I remember a church board meeting years ago, where one member arrived highly indignant. I have mercifully forgotten the issue, though it was probably something like a special music piece he thought too secular-sounding, or someone had gone up front wearing a wedding ring. Back then, those seemed very important. He fussed and fumed and scolded the other board members, insisting they should have forcibly intervened on the spot. Someone said, “Gerald, please: it isn’t that big of a deal. Jesus was accepting of people who didn’t do things exactly like he did them. Look at how he treated Zaccheus and the woman caught in adultery.”
Gerald would have none of it. “Jesus also cleared the moneychangers from the temple with anger and violence!” he shouted, pounding the table. “He said that our enemies would be of our own household, that we would have to hate even our father and mother for his sake. He’s pictured in Revelation carrying a sword! If we don’t stand for the right, no matter who gets hurt, our church will fail to be what God wants us to be in the end time!”
Gerald and his would-be calmer were citing the same Bible, even the same part of the Bible. But they found quite different things there.
You can tell a lot about someone’s faith and nearly as much about their psychology by which passages of Scripture they emphasize. One style of Adventist believer leans heavily on the Old Testament and the Apocalyptic books, and a few chosen passages from the rest. There are others that emphasize mostly the gospels and the epistles, with selective forays into the Old Testament and Revelation.
The Bible, unlike, say David Copperfield, wasn’t written by one author. The unity we find there is because (as Peter explains it in 2 Peter 1:21) all the authors, over several thousands years, spoke at the urging of the same Spirit — though in astonishingly different cultures and circumstances. So the Bible is a unity, but the difference in culture, as well as God’s apparently evolving approach to humankind over time, makes it a rather tense unity. Even knowing that, we don’t always study with context in mind: we pick and choose as though we were doing case law research, where I try to cite a case to trump the case you cite.

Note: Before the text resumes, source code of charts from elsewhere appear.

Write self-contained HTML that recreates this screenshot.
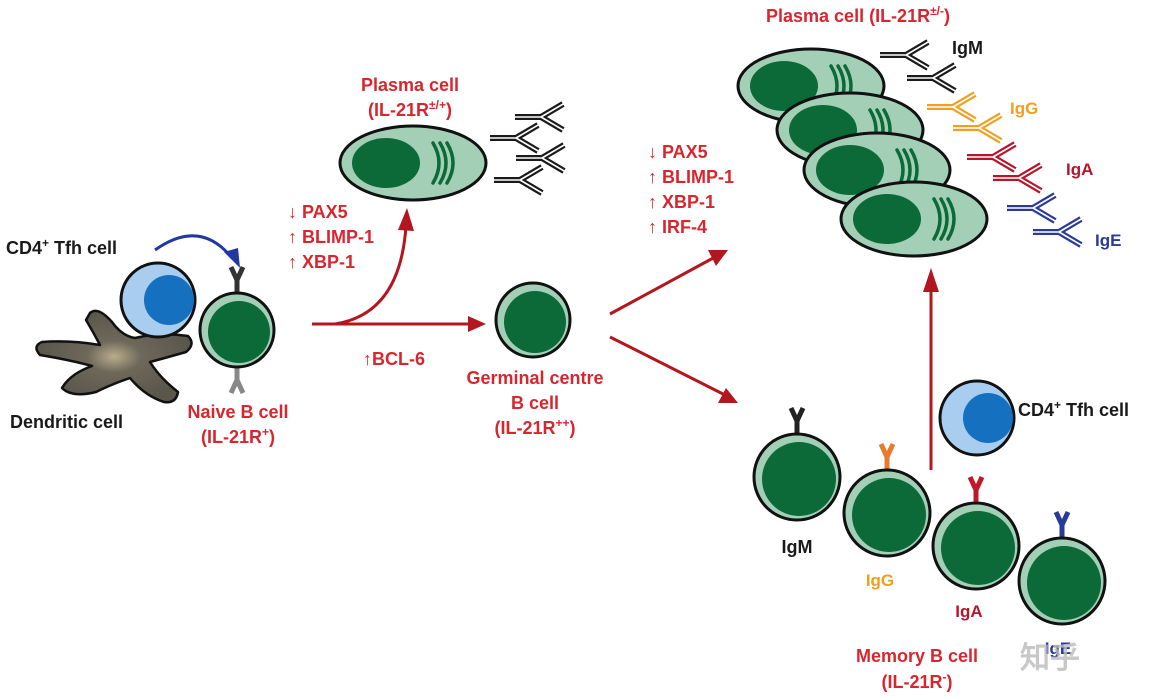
<!DOCTYPE html>
<html><head><meta charset="utf-8"><style>
html,body{margin:0;padding:0;background:#fff;}
svg{display:block;}
text{font-family:"Liberation Sans",Arial,sans-serif;font-weight:bold;}
.r{fill:#d8262f;font-size:18px;}
.k{fill:#1a1a1a;font-size:18px;}
</style></head><body>
<svg width="1158" height="699" viewBox="0 0 1158 699" xmlns="http://www.w3.org/2000/svg">
<defs>
<radialGradient id="dg" cx="0.5" cy="0.5" r="0.5">
<stop offset="0" stop-color="#b8ad8c"/><stop offset="0.35" stop-color="#6e685a"/><stop offset="1" stop-color="#5a564c"/>
</radialGradient>
<g id="ab">
<path d="M0,0 H26 M26,0 L48,-13 M26,0 L48,13" fill="none" stroke="currentColor" stroke-width="6"/>
<path d="M-1,0 H26 M26,0 L49,-13.5 M26,0 L49,13.5" fill="none" stroke="#fff" stroke-width="1.6"/>
</g>
<g id="pc">
<ellipse cx="0" cy="0" rx="73" ry="37" fill="#a3cfb6" stroke="#111" stroke-width="3"/>
<ellipse cx="-27" cy="0" rx="34" ry="25" fill="#0b6a37"/>
<path d="M20,-20 Q32,0 20,20 M27,-20 Q39,0 27,20 M34,-20 Q46,0 34,20" fill="none" stroke="#0b6a37" stroke-width="3.5" stroke-linecap="round"/>
</g>
<g id="bc">
<circle cx="0" cy="0" r="37" fill="#a3cfb6" stroke="#111" stroke-width="3"/>
<circle cx="2" cy="2" r="31" fill="#0b6a37"/>
</g>
<g id="bm">
<circle cx="0" cy="0" r="43" fill="#a3cfb6" stroke="#111" stroke-width="3"/>
<circle cx="2" cy="2" r="37" fill="#0b6a37"/>
</g>
<g id="tf">
<circle cx="0" cy="0" r="37" fill="#a8cdee" stroke="#111" stroke-width="3"/>
<circle cx="11" cy="0" r="25" fill="#1570c0"/>
</g>
<g id="y">
<path d="M0,0 V-13 M0,-13 L-6,-26 M0,-13 L6,-26" fill="none" stroke="currentColor" stroke-width="5"/>
</g>
</defs>

<!-- Dendritic cell -->
<path d="M90,313 Q98,306 112,322 Q122,336 135,338 Q160,332 188,336 Q196,344 186,352 Q165,358 150,362 Q160,378 178,392 Q176,404 164,402 Q145,396 130,378 Q112,384 96,392 Q72,398 62,388 Q70,374 92,366 Q70,360 40,355 Q32,346 42,342 Q70,340 100,345 Q92,330 86,320 Z" fill="url(#dg)" stroke="#111" stroke-width="2.5" stroke-linejoin="round"/>

<!-- Tfh & naive B -->
<use href="#tf" x="158" y="300"/>
<g color="#333"><use href="#y" x="237" y="293"/></g>
<g color="#888" transform="translate(237,367) scale(1,-1)"><use href="#y"/></g>
<use href="#bc" x="237" y="330"/>
<path d="M155,250 Q200,218 232,258" fill="none" stroke="#2238a0" stroke-width="3"/>
<path d="M224,252 L240,268 L238,248 Z" fill="#2238a0"/>
<text class="k" x="6" y="254">CD4<tspan font-size="12" dy="-7">+</tspan><tspan dy="7"> Tfh cell</tspan></text>
<text class="k" x="10" y="428">Dendritic cell</text>
<text class="r" x="238" y="418" text-anchor="middle">Naive B cell</text>
<text class="r" x="238" y="443" text-anchor="middle">(IL-21R<tspan font-size="12" dy="-7">+</tspan><tspan dy="7">)</tspan></text>

<!-- Plasma cell top -->
<text class="r" x="410" y="91" text-anchor="middle">Plasma cell</text>
<text class="r" x="410" y="116" text-anchor="middle">(IL-21R<tspan font-size="12" dy="-7">±/+</tspan><tspan dy="7">)</tspan></text>
<use href="#pc" x="413" y="163"/>
<g color="#1a1a1a">
<use href="#ab" x="515" y="117"/><use href="#ab" x="490" y="138"/>
<use href="#ab" x="516" y="158"/><use href="#ab" x="494" y="180"/>
</g>
<text class="r" x="288" y="218">↓ PAX5</text>
<text class="r" x="288" y="243">↑ BLIMP-1</text>
<text class="r" x="288" y="268">↑ XBP-1</text>

<!-- arrows from naive -->
<path d="M312,324 H470" stroke="#b3161f" stroke-width="3" fill="none"/>
<path d="M468,316 L486,324 L468,332 Z" fill="#b3161f"/>
<path d="M335,324 Q400,314 406,226" stroke="#b3161f" stroke-width="3" fill="none"/>
<path d="M398,230 L407,208 L414,231 Z" fill="#b3161f"/>
<text class="r" x="363" y="365">↑BCL-6</text>

<!-- GC B cell -->
<use href="#bc" x="533" y="320"/>
<text class="r" x="535" y="384" text-anchor="middle">Germinal centre</text>
<text class="r" x="535" y="409" text-anchor="middle">B cell</text>
<text class="r" x="535" y="434" text-anchor="middle">(IL-21R<tspan font-size="12" dy="-7">++</tspan><tspan dy="7">)</tspan></text>
<path d="M610,314 L715,257" stroke="#b3161f" stroke-width="3"/>
<path d="M708,250 L728,250 L716,266 Z" fill="#b3161f"/>
<path d="M610,337 L725,395" stroke="#b3161f" stroke-width="3"/>
<path d="M718,403 L738,403 L726,388 Z" fill="#b3161f"/>
<text class="r" x="648" y="158">↓ PAX5</text>
<text class="r" x="648" y="183">↑ BLIMP-1</text>
<text class="r" x="648" y="208">↑ XBP-1</text>
<text class="r" x="648" y="233">↑ IRF-4</text>

<!-- Plasma stack -->
<text class="r" x="766" y="22">Plasma cell (IL-21R<tspan font-size="12" dy="-7">±/-</tspan><tspan dy="7">)</tspan></text>
<use href="#pc" x="811" y="86"/>
<use href="#pc" x="850" y="130"/>
<use href="#pc" x="877" y="170"/>
<use href="#pc" x="914" y="219"/>
<g color="#1a1a1a"><use href="#ab" x="880" y="55"/><use href="#ab" x="907" y="78"/></g>
<g color="#f0a020"><use href="#ab" x="927" y="107"/><use href="#ab" x="953" y="128"/></g>
<g color="#b5162b"><use href="#ab" x="967" y="157"/><use href="#ab" x="993" y="178"/></g>
<g color="#2a3a9a"><use href="#ab" x="1007" y="208"/><use href="#ab" x="1033" y="232"/></g>
<text class="k" x="952" y="54" font-size="17">IgM</text>
<text x="1010" y="114" font-size="17" fill="#f0a020">IgG</text>
<text x="1066" y="175" font-size="17" fill="#b5162b">IgA</text>
<text x="1095" y="246" font-size="17" fill="#2a3a9a">IgE</text>

<!-- memory up arrow -->
<path d="M931,470 V290" stroke="#b3161f" stroke-width="3"/>
<path d="M923,292 L931,268 L939,292 Z" fill="#b3161f"/>

<use href="#tf" x="977" y="418"/>
<text class="k" x="1018" y="416">CD4<tspan font-size="12" dy="-7">+</tspan><tspan dy="7"> Tfh cell</tspan></text>

<!-- memory cells -->
<g color="#222"><use href="#y" x="797" y="434"/></g>
<use href="#bm" x="797" y="477"/>
<g color="#e87a2e"><use href="#y" x="887" y="470"/></g>
<use href="#bm" x="887" y="513"/>
<g color="#c0182a"><use href="#y" x="976" y="503"/></g>
<use href="#bm" x="976" y="546"/>
<g color="#2a3a9a"><use href="#y" x="1062" y="538"/></g>
<use href="#bm" x="1062" y="581"/>
<text class="k" x="797" y="553" text-anchor="middle" font-size="17">IgM</text>
<text x="880" y="586" text-anchor="middle" font-size="17" fill="#f0a020">IgG</text>
<text x="969" y="617" text-anchor="middle" font-size="17" fill="#b5162b">IgA</text>
<text x="1058" y="654" text-anchor="middle" font-size="17" fill="#2a3a9a">IgE</text>
<text class="r" x="917" y="662" text-anchor="middle" font-size="19">Memory B cell</text>
<text class="r" x="917" y="688" text-anchor="middle" font-size="19">(IL-21R<tspan font-size="12" dy="-7">-</tspan><tspan dy="7">)</tspan></text>
<text x="1020" y="668" font-size="30" fill="#bbb" opacity="0.8" font-family="Noto Sans CJK SC,sans-serif" font-weight="normal">知乎</text>
</svg>
</body></html>
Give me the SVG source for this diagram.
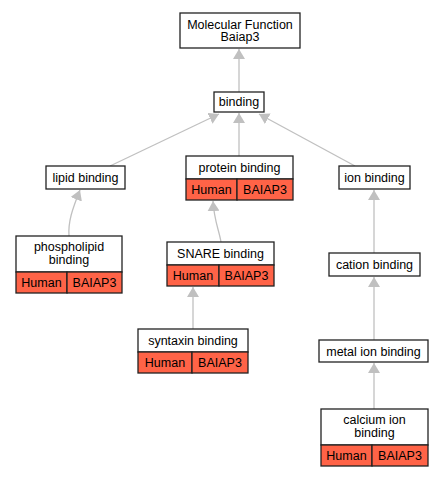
<svg xmlns="http://www.w3.org/2000/svg" width="444" height="477" viewBox="0 0 444 477">
<defs>
<marker id="ah" markerWidth="10" markerHeight="12" refX="10" refY="6" orient="auto" markerUnits="userSpaceOnUse" viewBox="0 0 10 12">
<path d="M0,0 L10,6 L0,12 Z" fill="#c0c0c0"/>
</marker>
</defs>
<style>
.box{fill:#ffffff;stroke:#222;stroke-width:1.3}
.red{fill:#ff6347;stroke:#222;stroke-width:1.3}
text{font-family:"Liberation Sans",Arial,sans-serif;font-size:12.5px;fill:#000;text-anchor:middle}
.e{fill:none;stroke:#c0c0c0;stroke-width:1.3;marker-end:url(#ah)}
</style>
<rect width="444" height="477" fill="#ffffff"/>
<g id="connectors">
<path class="e" d="M239,92 L239,49"/>
<path class="e" d="M110,166 L219,114"/>
<path class="e" d="M239,156 L239,113"/>
<path class="e" d="M355,166 L259,114"/>
<path class="e" d="M69,236 C68,222 72,210 80,190"/>
<path class="e" d="M221,242 C219,230 214,220 213,201"/>
<path class="e" d="M374,253 L374,190"/>
<path class="e" d="M193,329 L193,287"/>
<path class="e" d="M374,340 L374,277"/>
<path class="e" d="M374,409 L374,363"/>
</g>
<g id="mf">
<rect class="box" x="180" y="13" width="120" height="35"/>
<text x="240" y="28.5">Molecular Function</text>
<text x="240" y="41">Baiap3</text>
</g>
<g id="binding">
<rect class="box" x="214" y="92" width="50" height="20"/>
<text x="239" y="106">binding</text>
</g>
<g id="lipid">
<rect class="box" x="46" y="166" width="79" height="23"/>
<text x="85.5" y="182">lipid binding</text>
</g>
<g id="protein">
<rect class="box" x="186" y="156" width="107" height="23"/>
<rect class="red" x="186" y="179" width="51" height="21"/>
<rect class="red" x="237" y="179" width="56" height="21"/>
<text x="239.5" y="172">protein binding</text>
<text x="211.5" y="194">Human</text>
<text x="265" y="194">BAIAP3</text>
</g>
<g id="ion">
<rect class="box" x="339" y="166" width="71" height="23"/>
<text x="374.5" y="182">ion binding</text>
</g>
<g id="phospholipid">
<rect class="box" x="16" y="236" width="106" height="36"/>
<rect class="red" x="16" y="272" width="51" height="21"/>
<rect class="red" x="67" y="272" width="55" height="21"/>
<text x="69" y="251">phospholipid</text>
<text x="69" y="264">binding</text>
<text x="41.5" y="287">Human</text>
<text x="94.5" y="287">BAIAP3</text>
</g>
<g id="snare">
<rect class="box" x="167" y="242" width="107" height="23"/>
<rect class="red" x="167" y="265" width="52" height="21"/>
<rect class="red" x="219" y="265" width="55" height="21"/>
<text x="220.5" y="258">SNARE binding</text>
<text x="193" y="280">Human</text>
<text x="246.5" y="280">BAIAP3</text>
</g>
<g id="cation">
<rect class="box" x="329" y="253" width="91" height="23"/>
<text x="374.5" y="269">cation binding</text>
</g>
<g id="syntaxin">
<rect class="box" x="138" y="329" width="110" height="23"/>
<rect class="red" x="138" y="352" width="54" height="21"/>
<rect class="red" x="192" y="352" width="56" height="21"/>
<text x="193" y="345">syntaxin binding</text>
<text x="165" y="367">Human</text>
<text x="220" y="367">BAIAP3</text>
</g>
<g id="metal">
<rect class="box" x="319" y="340" width="109" height="22"/>
<text x="373.5" y="356">metal ion binding</text>
</g>
<g id="calcium">
<rect class="box" x="321" y="409" width="107" height="36"/>
<rect class="red" x="321" y="445" width="51" height="21"/>
<rect class="red" x="372" y="445" width="56" height="21"/>
<text x="374.5" y="424">calcium ion</text>
<text x="374.5" y="437">binding</text>
<text x="346.5" y="460">Human</text>
<text x="400" y="460">BAIAP3</text>
</g>
</svg>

I’ve heard people say that all the passages are descriptive of God, even when in conflict with one another — we just don’t understand them yet. And perhaps that’s true, although that isn’t necessarily a practical answer. We still want to know, in any given situation, how does a Christian know how to act, or what attitude to take? Where do you look to find the heart and soul of your faith? It seems self-evident to me that we Christians look to Jesus Christ — whose life and teachings, it’s important to remind ourselves, were heavily skewed in the direction of love, acceptance, grace and humility, one table-tipping temple-tax-tossing temper tantrum notwithstanding. We Christians also overlook that he was completely non-denominational, and was patient with well-intentioned people even if they had a different theology than his.
But not everyone agrees with me. So you can (and some do) make a case for an angry, judgmental kind of God who’s very concerned about small things, especially if you draw heavily upon the Old Testament prophets and Revelation. Still, the problem with that very hard-edged theology isn’t what the Bible says about God, but that people use the Bible selectively for warrant to do themselves things that God alone has reserved the right to do, like judging and punishing others.
Something similar happens with Ellen White’s writings. Within the same week, I was emailed a compilation of quotes on the evils of compromise in the church, and another on grace and the acceptance of change. Those who mostly quote The Great Controversy sometimes seem to be of a different religion than those who quote The Desire of Ages and Steps to Christ. (My friend Fritz Guy, when asked “What does Ellen White say about that?” replies, “Which Ellen White?”)
Which is primary? Do Jesus’ accepting, loving teachings tell more of God than the Old Testament imprecations and jeremiads? Is God depicted more accurately in The Great Controversy or Steps to Christ? We’re not sure, and we don’t have a sufficiently flexible hermeneutic to guide us. So we merely resist rethinking our traditional points of view, even when there’s reason to.
An important question, it seems to me, is which comes first: do people form their theology because of the texts they read or are instructed in, or are they attracted to certain texts because of how they feel and what they believe? Does the theology come first, or the psychology? I see evidence of the latter: that we’ve a strong temptation to use our inspired texts to say what our hearts, so often selfish and hurt, drive us to say.
Still, some of my friends will insist that their theological perspective isn’t personal, only scriptural — as we each try to trump the other with our own set of texts.
So we’ve got a hermeneutical challenge, and probably a systemic challenge as well. We can’t agree to disagree. We can’t even agree that we don’t know everything, and so should practice a tolerant humility toward one another. We want to be certain, and finding certainty in writings with as much variation as ours have makes that a very complicated proposition.